El lunes por la noche creí que me había muerto. Llevo varios meses con unos dolores inexplicables en la parte izquierda del pecho, agarrados al corazón o, quizá, al pulmón izquierdo -tan importante me creo- y, sin embargo, no había acudido al médico para que me confirmaran la dolencia cardiaca, sino que había asumido ya que era algo grave y que habría de sobrellevar ese dolor día a día hasta algún desenlace irremediable, como cuando me monto en un avión y sé que se va a estrellar, y sin embargo no corro a buscar a la azafata para que me deje salir de mi propia muerte, sino que me resigno a ella con humildad.
Pero el lunes los dolores dieron en calambres todo a lo largo del brazo izquierdo. Me notaba "raro", que es lo mínimo que tiene uno que notar cuando se ha muerto. Me llevé la mano al corazón y no me encontraba el latido. Como he escuchado últimamente muchas historias de ataques al corazón entendí claramente que yo tenía uno. No quería ser menos que mis mayores.

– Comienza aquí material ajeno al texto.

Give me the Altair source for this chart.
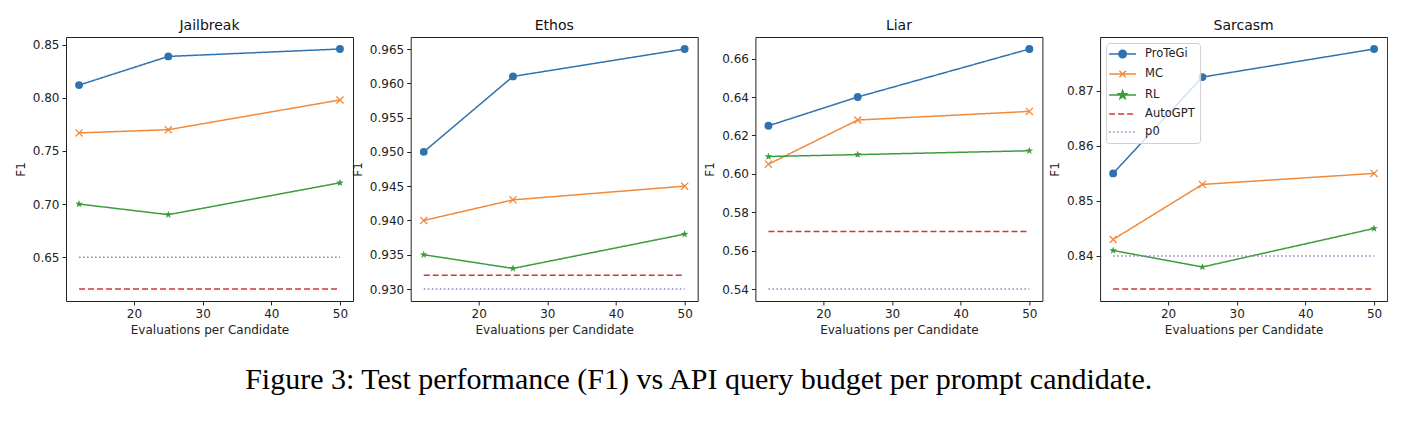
import math
import altair as alt
import pandas as pd

budgets = [12, 25, 50]
datasets = ["Jailbreak", "Ethos", "Liar", "Sarcasm"]
methods = ["ProTeGi", "MC", "RL", "AutoGPT", "p0"]
method_colors = ["#2f72b0", "#f28a3a", "#3c9c3c", "#d0373a", "#9b78c4"]

protegi = {"Jailbreak": [0.812, 0.839, 0.846], "Ethos": [0.950, 0.961, 0.965],
           "Liar": [0.625, 0.640, 0.665], "Sarcasm": [0.855, 0.8725, 0.8776]}
mc = {"Jailbreak": [0.767, 0.770, 0.798], "Ethos": [0.940, 0.943, 0.945],
      "Liar": [0.605, 0.628, 0.6325], "Sarcasm": [0.843, 0.853, 0.855]}
rl = {"Jailbreak": [0.700, 0.690, 0.720], "Ethos": [0.935, 0.933, 0.938],
      "Liar": [0.609, 0.610, 0.612], "Sarcasm": [0.841, 0.838, 0.845]}
autogpt = {"Jailbreak": 0.620, "Ethos": 0.932, "Liar": 0.570, "Sarcasm": 0.834}
p0 = {"Jailbreak": 0.650, "Ethos": 0.930, "Liar": 0.540, "Sarcasm": 0.840}

y_ticks = {"Jailbreak": [0.65, 0.70, 0.75, 0.80, 0.85],
           "Ethos": [0.930, 0.935, 0.940, 0.945, 0.950, 0.955, 0.960, 0.965],
           "Liar": [0.54, 0.56, 0.58, 0.60, 0.62, 0.64, 0.66],
           "Sarcasm": [0.84, 0.85, 0.86, 0.87]}
y_formats = {"Jailbreak": ".2f", "Ethos": ".3f", "Liar": ".2f", "Sarcasm": ".2f"}
x_ticks = [20, 30, 40, 50]
x_title = "Evaluations per Candidate"
y_title = "F1"
caption = "Figure 3: Test performance (F1) vs API query budget per prompt candidate."

rows = []
for ds in datasets:
    series = [("ProTeGi", protegi[ds]), ("MC", mc[ds]), ("RL", rl[ds]),
              ("AutoGPT", [autogpt[ds]] * len(budgets)), ("p0", [p0[ds]] * len(budgets))]
    for m, vals in series:
        for b, v in zip(budgets, vals):
            rows.append({"dataset": ds, "method": m, "budget": b, "f1": v})
df = pd.DataFrame(rows)


# ---- marker shapes (styling) ----
def star_path(cx, r_out, r_in):
    pts = []
    for k in range(10):
        ang = math.radians(-90 + 36 * k)
        r = r_out if k % 2 == 0 else r_in
        pts.append((cx + r * math.cos(ang), r * math.sin(ang)))
    return "M " + " L ".join(f"{px:.3f} {py:.3f}" for px, py in pts) + " Z"


def seg(a, b):
    return f"M {a:.2f} 0 L {b:.2f} 0"


L0, L1, CX = -1.6, 3.8, 1.1
leg_line = seg(L0, L1)
leg_circle = leg_line + f" M {CX + 0.75:.2f} 0 A 0.75 0.75 0 1 1 {CX - 0.75:.2f} 0 A 0.75 0.75 0 1 1 {CX + 0.75:.2f} 0 Z"
leg_x = leg_line + f" M {CX - 0.65:.2f} -0.65 L {CX + 0.65:.2f} 0.65 M {CX - 0.65:.2f} 0.65 L {CX + 0.65:.2f} -0.65"
leg_star = leg_line + " " + star_path(CX, 0.85, 0.35)
dash_parts = []
a = L0
while a < L1:
    dash_parts.append(seg(a, min(a + 1.2, L1)))
    a += 1.8
leg_dash = " ".join(dash_parts)
dot_parts = []
a = L0
while a < L1:
    dot_parts.append(seg(a, min(a + 0.3, L1)))
    a += 0.8
leg_dot = " ".join(dot_parts)
legend_shapes = [leg_circle, leg_x, leg_star, leg_dash, leg_dot]

x_mark = "M -1 -1 L 1 1 M -1 1 L 1 -1"
star_mark = star_path(0, 1, 0.4)
dashes = [[1, 0], [1, 0], [1, 0], [6, 3], [1.5, 2.5]]


def panel(ds, with_legend):
    d = df[df.dataset == ds]
    lo, hi = d.f1.min(), d.f1.max()
    ym = (hi - lo) * 0.05
    xm = (max(budgets) - min(budgets)) * 0.05
    xs = alt.Scale(domain=[min(budgets) - xm, max(budgets) + xm], nice=False, zero=False)
    ys = alt.Scale(domain=[lo - ym, hi + ym], nice=False, zero=False)
    x = alt.X("budget:Q", scale=xs, axis=alt.Axis(values=x_ticks, format="d", title=x_title))
    y = alt.Y("f1:Q", scale=ys, axis=alt.Axis(values=y_ticks[ds], format=y_formats[ds], title=y_title))
    color = alt.Color("method:N", scale=alt.Scale(domain=methods, range=method_colors), legend=None)
    dash = alt.StrokeDash("method:N", scale=alt.Scale(domain=methods, range=dashes), legend=None)
    base = alt.Chart(d)
    lines = base.mark_line(strokeWidth=1.5).encode(x=x, y=y, color=color, strokeDash=dash, order="budget:Q")
    circles = base.transform_filter(alt.datum.method == "ProTeGi").mark_point(
        shape="circle", filled=True, size=62, opacity=1).encode(x=x, y=y, color=color)
    crosses = base.transform_filter(alt.datum.method == "MC").mark_point(
        shape=x_mark, filled=False, size=50, strokeWidth=1.3, opacity=1).encode(x=x, y=y, color=color)
    stars = base.transform_filter(alt.datum.method == "RL").mark_point(
        shape=star_mark, filled=True, size=65, opacity=1).encode(x=x, y=y, color=color)
    layers = [lines, circles, crosses, stars]
    if with_legend:
        lg = alt.Legend(title=None, orient="top-left")
        leg = base.transform_filter(alt.datum.budget == budgets[0]).mark_point(opacity=0).encode(
            x=x, y=y,
            fill=alt.Fill("method:N", scale=alt.Scale(domain=methods, range=method_colors), legend=lg),
            stroke=alt.Stroke("method:N", scale=alt.Scale(domain=methods, range=method_colors), legend=lg),
            shape=alt.Shape("method:N", scale=alt.Scale(domain=methods, range=legend_shapes), legend=lg),
        )
        layers.append(leg)
    return alt.layer(*layers).properties(
        width=287, height=264,
        title=alt.TitleParams(ds, font="DejaVu Sans", fontSize=14, fontWeight="normal",
                              color="#111", offset=4),
    )


panels = [panel(ds, ds == "Sarcasm") for ds in datasets]

chart = alt.hconcat(*panels, spacing=57.7, bounds="flush").resolve_scale(
    fill="independent", stroke="independent", shape="independent"
).resolve_legend(
    fill="independent", stroke="independent", shape="independent"
).properties(
    title=alt.TitleParams(caption, orient="bottom", anchor="middle", font="Liberation Serif",
                          fontSize=30, fontWeight="normal", color="black", offset=29, dx=-2),
    padding={"left": 5, "top": 10, "right": 0, "bottom": 0},
).configure_view(
    stroke="#222", strokeWidth=1
).configure_axis(
    domain=False, grid=False, tickColor="#222", tickSize=4, tickWidth=1,
    labelFont="DejaVu Sans", labelFontSize=12, labelColor="#222", labelPadding=3,
    titleFont="DejaVu Sans", titleFontSize=12, titleFontWeight="normal", titleColor="#222",
    titlePadding=5,
).configure_legend(
    padding=5, rowPadding=6, labelOffset=22, symbolSize=100, symbolStrokeWidth=1.5,
    labelFont="DejaVu Sans", labelFontSize=11.5, labelColor="#222", offset=6,
    strokeColor="#d0d0d0", fillColor="rgba(255,255,255,0.8)", cornerRadius=3,
    symbolOpacity=1, symbolFillColor="#000", symbolStrokeColor="#000",
)

chart.save("out.html", embed_options={"renderer": "svg", "actions": False})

Así que me puse pálido y consideré que me quedaba media hora de vida. Al parecer a uno le da un ataque al corazón y puede hasta llamar por teléfono; no te quedas inerte en tu casa solitaria hasta que te encuentra un familiar después de dos semanas. Yo no llamé por teléfono sino que fui al cercano Hospital Doce de Octubre. Cuanto más cerca estaba del Hospital Doce de Octubre más muerto me sentía.
La palabra URGENCIAS me confirmó que estaba totalmente muerto. La vi y empecé a arrastrarme en busca de alguna bata blanca. En la recepción no había muchos muertos, me acerqué al mostrador y mostré mi tarjeta sanitaria. La señora me atendió con tal parsimonia que tuve que decirle: Creo que me ha dado un ataque al corazón, a lo que ella contestó: Por esa puerta, por favor. Los muertos somos obedientes.
Me atendió enseguida un médico. Me pinzó el dedo índice con un aparatito cableado hacia una pantalla donde salieron números cordiales: un 86. Eso me hizo pensar que no estaba muerto. Sin embargo seguía sintiéndome raro y empeñadamente agónico, por lo que empecé a cruzar puertas y a dar trabajo a medio hospital. Un reconocimiento, una charla de diez minutos con una médica, extracción de sangre, un cardiograma o electrograma, una pastilla de Orfidal, una radiografía, unas recetas.
La conclusión general de tanto trajín científico fue que yo no tenía nada. Como soy muy mirado iba pidiendo perdón a todo el mundo por hacerles perder el tiempo. En la sala de espera en la que me metían entre prueba y prueba vi un cartel que decía: "Usted está en una sala de prioridad moderada".
El personal sanitario lo conformaban en su mayoría mujeres; algunas eran más jóvenes que yo y lucían gafas que, fuera de este entorno laboral, las hubieran hecho pasar por perfectas modernas. La doctora tenía esa mirada de vuelta de todo que caracteriza felizmente a su profesión. Me dijo que, en puridad, era prácticamente imposible que yo sufriera un ataque al corazón. Fumas, pero no tanto, y no tomas coca ni tienes antecedentes familiares ni una edad avanzada. Yo me sentía poca cosa visto de esa manera. Creo que un ataque al corazón no se lo puedes negar a nadie.
Acabé a las 4 de la mañana. Me tuvieron manoseado unas tres horas y mi cuerpo acabó lleno de agujeros y pegatinas. La identificación alrededor de mi muñeca parecía la entrada a un festival de música.
Tengo la sensación de haber cambiado de gustos musicales.